I was googling my name one day, a little self-esteem booster I like to enjoy every so often, when I discovered some sort of rappy song lyrics using my name as an epithet. How rude, as my cousin Krista used to say-- actually, she said "How wude," as she was only three years old.

I asked R if he was aware that my name was used in this manner, and he all but said, "duh."

Just in case there might have been some grevious mistake I looked up casper in the urban dictionary, and there it was next to honkey. Foiled again.

Here's the thing: I love my last name. It's Dutch, originally from the Persian Caspar, and it means treasurer. One of the three wise men was named Casper, I'm told. One of my ancestors was present at the birth of Jesus, and even though I have some real issues with the guy, that's fairly incredible. Also, there's the happy little ghost. What's not to like about him?

The first time I got married, I gave up my last name and took his-- also a perfectly lovely and distinguished last name. Then when that marriage didn't work out so well, I regretted the decision and swore it wouldn't happen again.

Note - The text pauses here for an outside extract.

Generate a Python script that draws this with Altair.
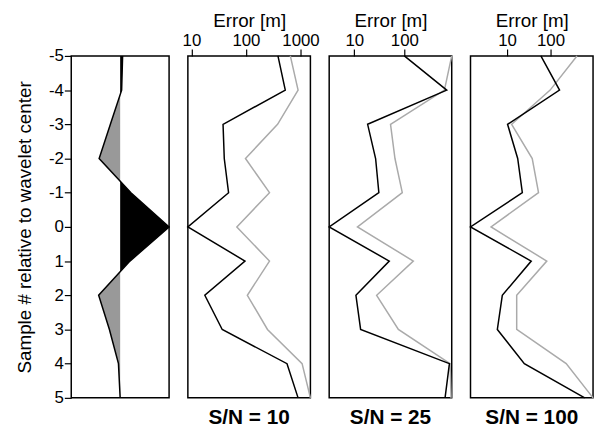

Then I met R, and when we decided to try the whole marriage thing he was quite adamant that we have the same last name, but I had given up my name once before, and it just didn't feel good. After much haggling we agreed to take each other's last names.

So, when I found out that my name has this other connotation I was horrified and briefly considered changing names, but then I thought about how R agreed to take my last name when he knew all along that it was slang for whitey. Not only that, but he also knew that almost every man he met for the rest of his life was going to harrass him mercilessly for taking his wife's last name, and he took it anyway because he loves me. It makes me feel all mooshy inside. If he can take the harrassment, I can handle the knowledge.

Besides, in time I'm sure the connotation will fade, and my descendents will not have to worry at this dilemma. Also, I am aware that there are worst names to bear; I went to school with a well-endowed young woman whose name was Titsworth.